At least one guest heard the struggle, Clark said; it's unclear whether that guest reported it to anyone.
Williams said that several hotel staffers encountered Peaches in the hotel that night, and were left shaken and upset by the incident, as were some guests.
"We had to assure guests that this was the result of an encounter that was arranged by two individuals, and not some random act," Williams said.
When police arrested Peaches on Tuesday night in Center City, it didn't take long for cops to realize that they probably had the right person: She was carrying Brady's cell phone, identification and credit cards, Clark said. Detectives later determined the suspect had used Brady's credit cards to make several purchases, Clark added.
Though just 22, Peaches has been arrested 36 times in the past five years in Philadelphia, mostly for loitering and obstructing the highway - charges typically associated with prostitution, according to criminal records.
Prosecuting prostitutes - even those involved in violent encounters - often proves to be difficult, noted Temple University criminologist Jerry Ratcliffe.
"People who are victimized don't report anything to police because of shame and fear - fear of arrest, and fear that their activities will become known to friends and family," he said.

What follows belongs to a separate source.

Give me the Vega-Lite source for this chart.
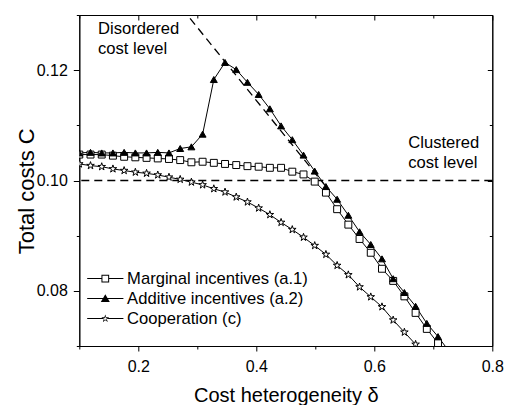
{
  "$schema": "https://vega.github.io/schema/vega-lite/v6.json",
  "width": 413,
  "height": 331,
  "autosize": {"type": "none"},
  "padding": {"left": 79.3, "top": 15, "right": 13.7, "bottom": 59},
  "background": "white",
  "config": {
    "font": "Liberation Sans",
    "view": {"stroke": "black", "strokeWidth": 1},
    "axis": {
      "domainColor": "black", "domainWidth": 1, "tickColor": "black", "tickWidth": 1,
      "labelColor": "black", "labelFont": "Liberation Sans", "labelFontSize": 16,
      "titleColor": "black", "titleFont": "Liberation Sans", "titleFontWeight": "normal",
      "grid": false, "labelFlush": false, "labelOverlap": false
    }
  },
  "resolve": {"axis": {"x": "independent", "y": "independent"}, "scale": {"shape": "independent"}},
  "datasets": {
    "series": [
      {"s": "Marginal incentives (a.1)", "x": 0.100, "y": 0.1047},
      {"s": "Marginal incentives (a.1)", "x": 0.119, "y": 0.1047},
      {"s": "Marginal incentives (a.1)", "x": 0.138, "y": 0.1047},
      {"s": "Marginal incentives (a.1)", "x": 0.157, "y": 0.1045},
      {"s": "Marginal incentives (a.1)", "x": 0.176, "y": 0.1043},
      {"s": "Marginal incentives (a.1)", "x": 0.195, "y": 0.1042},
      {"s": "Marginal incentives (a.1)", "x": 0.214, "y": 0.1041},
      {"s": "Marginal incentives (a.1)", "x": 0.233, "y": 0.1040},
      {"s": "Marginal incentives (a.1)", "x": 0.252, "y": 0.1039},
      {"s": "Marginal incentives (a.1)", "x": 0.271, "y": 0.1037},
      {"s": "Marginal incentives (a.1)", "x": 0.290, "y": 0.1033},
      {"s": "Marginal incentives (a.1)", "x": 0.309, "y": 0.1034},
      {"s": "Marginal incentives (a.1)", "x": 0.328, "y": 0.1032},
      {"s": "Marginal incentives (a.1)", "x": 0.347, "y": 0.1030},
      {"s": "Marginal incentives (a.1)", "x": 0.366, "y": 0.1028},
      {"s": "Marginal incentives (a.1)", "x": 0.385, "y": 0.1026},
      {"s": "Marginal incentives (a.1)", "x": 0.404, "y": 0.1025},
      {"s": "Marginal incentives (a.1)", "x": 0.423, "y": 0.1023},
      {"s": "Marginal incentives (a.1)", "x": 0.442, "y": 0.1023},
      {"s": "Marginal incentives (a.1)", "x": 0.461, "y": 0.1016},
      {"s": "Marginal incentives (a.1)", "x": 0.480, "y": 0.1011},
      {"s": "Marginal incentives (a.1)", "x": 0.499, "y": 0.0998},
      {"s": "Marginal incentives (a.1)", "x": 0.518, "y": 0.0978},
      {"s": "Marginal incentives (a.1)", "x": 0.537, "y": 0.0948},
      {"s": "Marginal incentives (a.1)", "x": 0.556, "y": 0.0920},
      {"s": "Marginal incentives (a.1)", "x": 0.575, "y": 0.0894},
      {"s": "Marginal incentives (a.1)", "x": 0.594, "y": 0.0869},
      {"s": "Marginal incentives (a.1)", "x": 0.613, "y": 0.0840},
      {"s": "Marginal incentives (a.1)", "x": 0.632, "y": 0.0818},
      {"s": "Marginal incentives (a.1)", "x": 0.651, "y": 0.0790},
      {"s": "Marginal incentives (a.1)", "x": 0.670, "y": 0.0760},
      {"s": "Marginal incentives (a.1)", "x": 0.689, "y": 0.0731},
      {"s": "Marginal incentives (a.1)", "x": 0.708, "y": 0.0705},
      {"s": "Marginal incentives (a.1)", "x": 0.727, "y": 0.0678},
      {"s": "Additive incentives (a.2)", "x": 0.100, "y": 0.1050},
      {"s": "Additive incentives (a.2)", "x": 0.119, "y": 0.1051},
      {"s": "Additive incentives (a.2)", "x": 0.138, "y": 0.1050},
      {"s": "Additive incentives (a.2)", "x": 0.157, "y": 0.1050},
      {"s": "Additive incentives (a.2)", "x": 0.176, "y": 0.1051},
      {"s": "Additive incentives (a.2)", "x": 0.195, "y": 0.1050},
      {"s": "Additive incentives (a.2)", "x": 0.214, "y": 0.1050},
      {"s": "Additive incentives (a.2)", "x": 0.233, "y": 0.1051},
      {"s": "Additive incentives (a.2)", "x": 0.252, "y": 0.1050},
      {"s": "Additive incentives (a.2)", "x": 0.271, "y": 0.1058},
      {"s": "Additive incentives (a.2)", "x": 0.290, "y": 0.1061},
      {"s": "Additive incentives (a.2)", "x": 0.309, "y": 0.1084},
      {"s": "Additive incentives (a.2)", "x": 0.328, "y": 0.1183},
      {"s": "Additive incentives (a.2)", "x": 0.347, "y": 0.1214},
      {"s": "Additive incentives (a.2)", "x": 0.366, "y": 0.1201},
      {"s": "Additive incentives (a.2)", "x": 0.385, "y": 0.1178},
      {"s": "Additive incentives (a.2)", "x": 0.404, "y": 0.1156},
      {"s": "Additive incentives (a.2)", "x": 0.423, "y": 0.1130},
      {"s": "Additive incentives (a.2)", "x": 0.442, "y": 0.1099},
      {"s": "Additive incentives (a.2)", "x": 0.461, "y": 0.1074},
      {"s": "Additive incentives (a.2)", "x": 0.480, "y": 0.1046},
      {"s": "Additive incentives (a.2)", "x": 0.499, "y": 0.1017},
      {"s": "Additive incentives (a.2)", "x": 0.518, "y": 0.0989},
      {"s": "Additive incentives (a.2)", "x": 0.537, "y": 0.0966},
      {"s": "Additive incentives (a.2)", "x": 0.556, "y": 0.0937},
      {"s": "Additive incentives (a.2)", "x": 0.575, "y": 0.0907},
      {"s": "Additive incentives (a.2)", "x": 0.594, "y": 0.0884},
      {"s": "Additive incentives (a.2)", "x": 0.613, "y": 0.0858},
      {"s": "Additive incentives (a.2)", "x": 0.632, "y": 0.0822},
      {"s": "Additive incentives (a.2)", "x": 0.651, "y": 0.0797},
      {"s": "Additive incentives (a.2)", "x": 0.670, "y": 0.0772},
      {"s": "Additive incentives (a.2)", "x": 0.689, "y": 0.0741},
      {"s": "Additive incentives (a.2)", "x": 0.708, "y": 0.0717},
      {"s": "Additive incentives (a.2)", "x": 0.727, "y": 0.0690},
      {"s": "Cooperation (c)", "x": 0.100, "y": 0.1030},
      {"s": "Cooperation (c)", "x": 0.119, "y": 0.1027},
      {"s": "Cooperation (c)", "x": 0.138, "y": 0.1025},
      {"s": "Cooperation (c)", "x": 0.157, "y": 0.1021},
      {"s": "Cooperation (c)", "x": 0.176, "y": 0.1018},
      {"s": "Cooperation (c)", "x": 0.195, "y": 0.1015},
      {"s": "Cooperation (c)", "x": 0.214, "y": 0.1013},
      {"s": "Cooperation (c)", "x": 0.233, "y": 0.1010},
      {"s": "Cooperation (c)", "x": 0.252, "y": 0.1006},
      {"s": "Cooperation (c)", "x": 0.271, "y": 0.1002},
      {"s": "Cooperation (c)", "x": 0.290, "y": 0.0997},
      {"s": "Cooperation (c)", "x": 0.309, "y": 0.0992},
      {"s": "Cooperation (c)", "x": 0.328, "y": 0.0985},
      {"s": "Cooperation (c)", "x": 0.347, "y": 0.0979},
      {"s": "Cooperation (c)", "x": 0.366, "y": 0.0970},
      {"s": "Cooperation (c)", "x": 0.385, "y": 0.0961},
      {"s": "Cooperation (c)", "x": 0.404, "y": 0.0950},
      {"s": "Cooperation (c)", "x": 0.423, "y": 0.0938},
      {"s": "Cooperation (c)", "x": 0.442, "y": 0.0924},
      {"s": "Cooperation (c)", "x": 0.461, "y": 0.0911},
      {"s": "Cooperation (c)", "x": 0.480, "y": 0.0897},
      {"s": "Cooperation (c)", "x": 0.499, "y": 0.0882},
      {"s": "Cooperation (c)", "x": 0.518, "y": 0.0866},
      {"s": "Cooperation (c)", "x": 0.537, "y": 0.0846},
      {"s": "Cooperation (c)", "x": 0.556, "y": 0.0829},
      {"s": "Cooperation (c)", "x": 0.575, "y": 0.0807},
      {"s": "Cooperation (c)", "x": 0.594, "y": 0.0789},
      {"s": "Cooperation (c)", "x": 0.613, "y": 0.0771},
      {"s": "Cooperation (c)", "x": 0.632, "y": 0.0747},
      {"s": "Cooperation (c)", "x": 0.651, "y": 0.0725},
      {"s": "Cooperation (c)", "x": 0.670, "y": 0.0703},
      {"s": "Cooperation (c)", "x": 0.689, "y": 0.0680}
    ],
    "dash": [
      {"x": 0.26, "y": 0.13305},
      {"x": 0.515, "y": 0.0993}
    ],
    "notes": [
      {"x": 0.1317, "y": 0.1290, "t": "Disordered\ncost level"},
      {"x": 0.6576, "y": 0.1083, "t": "Clustered\ncost level"}
    ]
  },
  "layer": [
    {
      "data": {"values": [{"y": 0.1}]},
      "mark": {"type": "rule", "color": "black", "strokeWidth": 1.3, "strokeDash": [8, 5]},
      "encoding": {
        "y": {"field": "y", "type": "quantitative", "scale": {"domain": [0.07, 0.13]}, "axis": null}
      }
    },
    {
      "data": {"name": "dash"},
      "mark": {"type": "line", "color": "black", "strokeWidth": 1.3, "strokeDash": [8, 5], "clip": true},
      "encoding": {
        "x": {"field": "x", "type": "quantitative", "scale": {"domain": [0.1, 0.8]},
          "axis": {"orient": "top", "values": [0.2, 0.4, 0.6, 0.8], "labels": false, "title": null, "tickSize": -5}},
        "y": {"field": "y", "type": "quantitative", "scale": {"domain": [0.07, 0.13]},
          "axis": {"orient": "right", "values": [0.08, 0.1, 0.12], "labels": false, "title": null, "tickSize": -5}}
      }
    },
    {
      "data": {"name": "series"},
      "mark": {"type": "line", "color": "black", "strokeWidth": 1, "clip": true},
      "encoding": {
        "x": {"field": "x", "type": "quantitative", "scale": {"domain": [0.1, 0.8]},
          "axis": {"orient": "bottom", "values": [0.2, 0.4, 0.6, 0.8], "format": ".1f",
            "tickSize": 5, "labelPadding": 7,
            "title": "Cost heterogeneity δ", "titleFontSize": 20, "titleBaseline": "alphabetic", "titleY": 55.5}},
        "y": {"field": "y", "type": "quantitative", "scale": {"domain": [0.07, 0.13]},
          "axis": {"orient": "left", "values": [0.08, 0.1, 0.12], "format": ".2f",
            "tickSize": 6, "labelPadding": 6,
            "title": "Total costs C", "titleFontSize": 22, "titleBaseline": "alphabetic", "titleX": -46.3, "titleY": 175.8, "titleAngle": -90, "titleAlign": "center"}},
        "detail": {"field": "s", "type": "nominal"}
      }
    },
    {
      "data": {"name": "series"},
      "mark": {"type": "point", "filled": true, "stroke": "black", "strokeWidth": 1, "opacity": 1, "size": 48, "clip": true},
      "encoding": {
        "x": {"field": "x", "type": "quantitative", "scale": {"domain": [0.1, 0.8]},
          "axis": {"orient": "top", "values": [0.1, 0.3, 0.5, 0.7], "labels": false, "title": null, "domain": false, "tickSize": -3}},
        "y": {"field": "y", "type": "quantitative", "scale": {"domain": [0.07, 0.13]},
          "axis": {"orient": "right", "values": [0.07, 0.09, 0.11, 0.13], "labels": false, "title": null, "domain": false, "tickSize": -3}},
        "fill": {"field": "s", "type": "nominal",
          "scale": {"domain": ["Marginal incentives (a.1)", "Additive incentives (a.2)", "Cooperation (c)"], "range": ["white", "black", "white"]},
          "legend": null},
        "shape": {"field": "s", "type": "nominal",
          "scale": {"domain": ["Marginal incentives (a.1)", "Additive incentives (a.2)", "Cooperation (c)"],
            "range": ["square", "triangle-up", "M0,-1.15L0.258,-0.355L1.094,-0.355L0.417,0.136L0.676,0.930L0,0.439L-0.676,0.930L-0.417,0.136L-1.094,-0.355L-0.258,-0.355Z"]},
          "legend": null}
      }
    },
    {
      "data": {"name": "notes"},
      "mark": {"type": "text", "align": "left", "baseline": "top", "fontSize": 16.6, "lineHeight": 20, "lineBreak": "\n", "color": "black", "font": "Liberation Sans"},
      "encoding": {
        "x": {"field": "x", "type": "quantitative", "scale": {"domain": [0.1, 0.8]},
          "axis": {"orient": "bottom", "values": [0.1, 0.3, 0.5, 0.7], "labels": false, "title": null, "domain": false, "tickSize": 3}},
        "y": {"field": "y", "type": "quantitative", "scale": {"domain": [0.07, 0.13]},
          "axis": {"orient": "left", "values": [0.07, 0.09, 0.11, 0.13], "labels": false, "title": null, "domain": false, "tickSize": 3}},
        "text": {"field": "t", "type": "nominal"}
      }
    },
    {
      "data": {"name": "series"},
      "transform": [{"filter": "false"}],
      "mark": {"type": "point", "filled": true, "color": "black", "strokeWidth": 0, "opacity": 1},
      "encoding": {
        "x": {"field": "x", "type": "quantitative", "axis": null},
        "y": {"field": "y", "type": "quantitative", "axis": null},
        "shape": {"field": "s", "type": "nominal",
          "scale": {"domain": ["Marginal incentives (a.1)", "Additive incentives (a.2)", "Cooperation (c)"],
            "range": [
              "M-5.4,-0.15H-1.15V0.15H-5.4Z M1.15,-0.15H5.4V0.15H1.15Z M-1.15,-1.15H1.15V1.15H-1.15Z M-0.85,-0.85V0.85H0.85V-0.85Z",
              "M-5.4,-0.15H-0.7V0.15H-5.4Z M0.7,-0.15H5.4V0.15H0.7Z M0,-1.3L1.35,1.0L-1.35,1.0Z",
              "M-5.4,-0.15H-0.66V0.15H-5.4Z M0.66,-0.15H5.4V0.15H0.66Z M0,-1.25L0.2807,-0.3863L1.1888,-0.3863L0.4541,0.1476L0.7347,1.0113L0,0.4775L-0.7347,1.0113L-0.4541,0.1476L-1.1888,-0.3863L-0.2807,-0.3863Z M0,-0.6875L-0.1544,-0.2125L-0.6538,-0.2125L-0.2498,0.0812L-0.4041,0.5562L0,0.2626L0.4041,0.5562L0.2498,0.0812L0.6538,-0.2125L0.1544,-0.2125Z"
            ]},
          "legend": {
            "orient": "none", "legendX": 17.7, "legendY": 255.3, "title": null, "padding": 0,
            "labelFontSize": 16.6, "labelFont": "Liberation Sans", "labelColor": "black", "labelLimit": 400,
            "symbolSize": 45, "symbolOpacity": 1,
            "rowPadding": 3, "labelOffset": 13.5
          }}
      }
    }
  ]
}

The reasons a person with a milelong criminal record like Peaches' was able to remain free on the streets mean little now to those grieving over Brady's death.
There are other things to focus on, like his burial tomorrow at the Holy Sepulchre Cemetery in Cheltenham, across the street from the city line.
Beyond that, there is only pain and questions, endless questions.
"I'll always love Pat Brady. I'll miss him for the rest of my life," said Geary, his old friend.
"Whatever he was into, I'm certainly not going to sit here and judge any of that.
"Whatever the circumstances surrounding his death, it shouldn't tarnish the rest of his life. It shouldn't tarnish his family and the good he did."